Theodore Burr built a bridge across the Hudson River in Waterford, New York in 1804. There, he used a combination truss and segmented arch that became the basis of his 1817 patent. The patented truss consisted of parallel chords tied together by vertical posts and stiffened by crossed braces. Each timber-arch segment, lap-jointed on both ends, is fitted into the next on both sides of the posts and braces. The segments are "through-bolted" to the vertical posts, sandwiching the truss. The ends of the arches are received by the abutments below the bed timbers.


The Vermont versions, except for the bridge serving the Shelburne Museum, differ from Burr's patent in that the ends of the arch are supported by the ends of the lower chords rather that at the faces of the abutments. Also, a multiple-Kingpost truss is used rather than the cross-braced truss.

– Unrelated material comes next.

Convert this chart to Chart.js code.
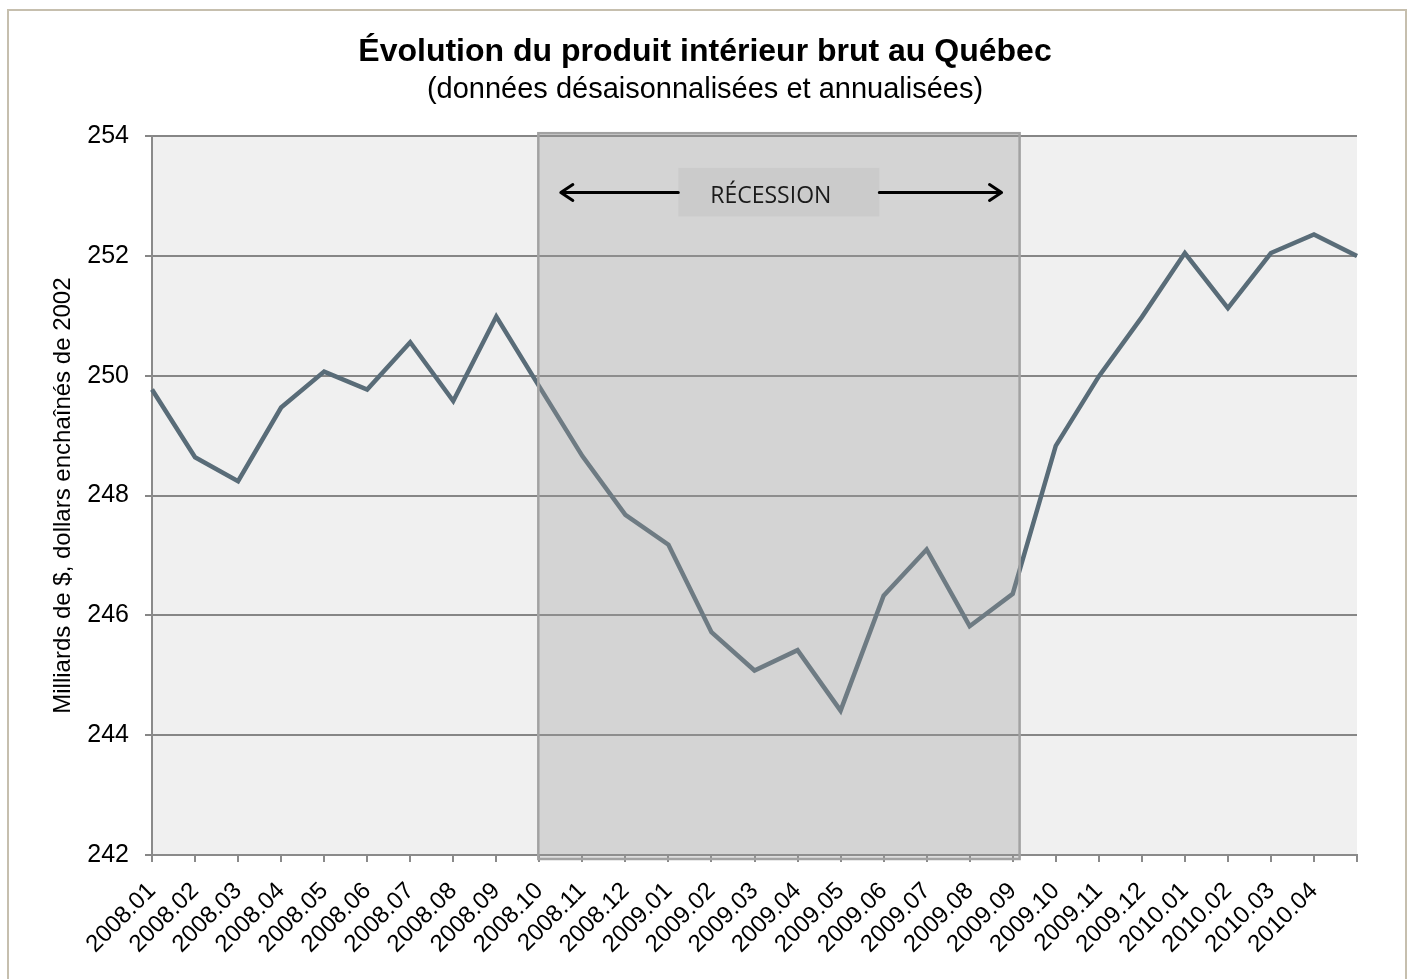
<!DOCTYPE html>
<html lang="fr">
<head>
<meta charset="utf-8">
<title>Évolution du produit intérieur brut au Québec</title>
<script src="https://cdn.jsdelivr.net/npm/chart.js@4.4.1/dist/chart.umd.min.js"></script>
<style>
    html, body {
        margin: 0;
        padding: 0;
        background: #ffffff;
    }
    #wrap {
        position: relative;
        width: 1410px;
        height: 979px;
        overflow: hidden;
    }
    #frame {
        position: absolute;
        left: 7px;
        top: 9px;
        width: 1396px;
        height: 1000px;
        border: 2px solid #c6bfae;
        pointer-events: none;
    }
</style>
</head>
<body>
<div id="wrap">
    <canvas id="chartCanvas" width="1410" height="979"></canvas>
    <div id="frame"></div>
</div>
<script>
// Données (milliards de $ enchaînés de 2002)
const months = [
    '2008.01', '2008.02', '2008.03', '2008.04', '2008.05', '2008.06',
    '2008.07', '2008.08', '2008.09', '2008.10', '2008.11', '2008.12',
    '2009.01', '2009.02', '2009.03', '2009.04', '2009.05', '2009.06',
    '2009.07', '2009.08', '2009.09', '2009.10', '2009.11', '2009.12',
    '2010.01', '2010.02', '2010.03', '2010.04', ''
];
const pib = [
    249.77, 248.64, 248.24, 249.47, 250.07, 249.77, 250.56, 249.58, 250.99,
    249.82, 248.66, 247.68, 247.18, 245.72, 245.08, 245.42, 244.41, 246.33,
    247.10, 245.82, 246.36, 248.83, 249.99, 250.98, 252.05, 251.13, 252.05,
    252.36, 252.00
];
const yTicks = [242, 244, 246, 248, 250, 252, 254];

// Période de récession (indices sur l'axe des catégories)
const recessionStart = 9;
const recessionEnd = 20.16;
const recessionLabel = 'RÉCESSION';

const LINE_COLOR = '#596c78';
const FONT = 'Arial, "Liberation Sans", sans-serif';

// fond gris de la zone de tracé
const plotBackground = {
    id: 'plotBackground',
    beforeDraw(chart) {
        const { ctx, chartArea: a } = chart;
        ctx.save();
        ctx.fillStyle = '#f0f0f0';
        ctx.fillRect(a.left, a.top, a.right - a.left, a.bottom - a.top);
        ctx.restore();
    }
};

// bande de récession, par-dessus la courbe
const recessionBand = {
    id: 'recessionBand',
    afterDatasetsDraw(chart) {
        const { ctx, scales: { x, y } } = chart;
        const x0 = x.getPixelForValue(recessionStart) - 1;
        const x1 = x.getPixelForValue(recessionEnd);
        const y0 = y.getPixelForValue(yTicks[yTicks.length - 1]) - 3;
        const y1 = y.getPixelForValue(yTicks[0]) + 4;

        ctx.save();
        ctx.fillStyle = 'rgba(154, 154, 154, 0.33)';
        ctx.fillRect(x0, y0, x1 - x0, y1 - y0);
        ctx.strokeStyle = '#a2a2a2';
        ctx.lineWidth = 2.5;
        ctx.strokeRect(x0, y0, x1 - x0, y1 - y0);

        // étiquette
        const bx0 = x.getPixelForValue(12.23);
        const bx1 = x.getPixelForValue(16.9);
        const by0 = y.getPixelForValue(253.47);
        const by1 = y.getPixelForValue(252.66);
        ctx.fillStyle = '#cbcbcb';
        ctx.fillRect(bx0, by0, bx1 - bx0, by1 - by0);
        ctx.fillStyle = '#1a1a1a';
        ctx.font = '23px "Open Sans", sans-serif';
        ctx.textAlign = 'center';
        ctx.textBaseline = 'middle';
        ctx.fillText(recessionLabel, (bx0 + bx1) / 2 - 8, (by0 + by1) / 2 + 4);

        // flèches
        const ay = y.getPixelForValue(253.06);
        const left = x.getPixelForValue(9.5);
        const right = x.getPixelForValue(19.74);
        ctx.strokeStyle = '#000000';
        ctx.lineWidth = 3;
        ctx.lineCap = 'round';
        ctx.lineJoin = 'round';
        ctx.beginPath();
        ctx.moveTo(bx0, ay);
        ctx.lineTo(left, ay);
        ctx.moveTo(left + 12, ay - 8);
        ctx.lineTo(left, ay);
        ctx.lineTo(left + 12, ay + 8);
        ctx.moveTo(bx1, ay);
        ctx.lineTo(right, ay);
        ctx.moveTo(right - 12, ay - 8);
        ctx.lineTo(right, ay);
        ctx.lineTo(right - 12, ay + 8);
        ctx.stroke();
        ctx.restore();
    }
};

const ctx = document.getElementById('chartCanvas').getContext('2d');
new Chart(ctx, {
    type: 'line',
    data: {
        labels: months,
        datasets: [{
            label: 'PIB',
            data: pib,
            borderColor: LINE_COLOR,
            borderWidth: 4.5,
            pointRadius: 0,
            tension: 0,
            fill: false
        }]
    },
    options: {
        responsive: false,
        animation: false,
        layout: {
            padding: { left: 0, right: 0, top: 0, bottom: 0 }
        },
        plugins: {
            legend: { display: false },
            tooltip: { enabled: false },
            title: {
                display: true,
                text: 'Évolution du produit intérieur brut au Québec',
                color: '#000000',
                font: { family: FONT, size: 32, weight: 'bold' },
                padding: { top: 33, bottom: 1 }
            },
            subtitle: {
                display: true,
                text: '(données désaisonnalisées et annualisées)',
                color: '#000000',
                font: { family: FONT, size: 29 },
                padding: { top: 0, bottom: 29 }
            }
        },
        scales: {
            x: {
                offset: false,
                grid: {
                    drawOnChartArea: false,
                    drawTicks: true,
                    tickLength: 7,
                    color: '#8a8a8a',
                    lineWidth: 2
                },
                border: { color: '#8a8a8a', width: 2 },
                ticks: {
                    autoSkip: false,
                    minRotation: 45,
                    maxRotation: 45,
                    padding: 15,
                    color: '#000000',
                    font: { family: FONT, size: 24 }
                },
                afterFit(scale) {
                    scale.height = 124;
                }
            },
            y: {
                min: yTicks[0],
                max: yTicks[yTicks.length - 1],
                afterBuildTicks(scale) {
                    scale.ticks = yTicks.map(v => ({ value: v }));
                },
                grid: {
                    color: '#868686',
                    lineWidth: 2,
                    tickLength: 7
                },
                border: { color: '#8a8a8a', width: 2 },
                ticks: {
                    padding: 16,
                    color: '#000000',
                    font: { family: FONT, size: 25 }
                },
                title: {
                    display: true,
                    text: 'Milliards de $, dollars enchaînés de 2002',
                    color: '#000000',
                    font: { family: FONT, size: 24 },
                    padding: { top: 49, bottom: 0 }
                },
                afterFit(scale) {
                    scale.width = 152;
                }
            },
            // marge droite vide, pour garder le titre centré sur la page
            yRight: {
                position: 'right',
                display: true,
                grid: { display: false, drawTicks: false },
                border: { display: false },
                ticks: { display: false },
                afterFit(scale) {
                    scale.width = 53;
                }
            }
        }
    },
    plugins: [plotBackground, recessionBand]
});
</script>
</body>
</html>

The Burr truss is not a true arch-bridge in that the parallel-chord truss system and the arch act in concert to support the bridge and its load. The multiple-Kingpost truss serves the purpose of aligning the arch segments while carrying the road-bed. The arch serves to make the whole structure more rigid, and the combination is capable of longer spans than is the multiple-Kingpost truss alone. The Burr-type bridge is best classed as an auxiliary arch system. In a true arch bridge, the roadway is supported only by the arch.

How the Burr truss actually works is "a thorny topic of debate," according to Gilbert Newbury, an engineer with the Vermont Agency of Transportation. Newbury, who is trained in timber engineering, planned the repair of the Burr-arch bridge on Gates Farm in Cambridge. He explains that one school of thought has it that the arches do the work, the other believes it is the parallel chord truss.

Newbury's computer analysis and field observation indicate that it is the truss that carries the majority of the bridge and roadbed weight, with the plank arch acting as a stiffening element for the truss.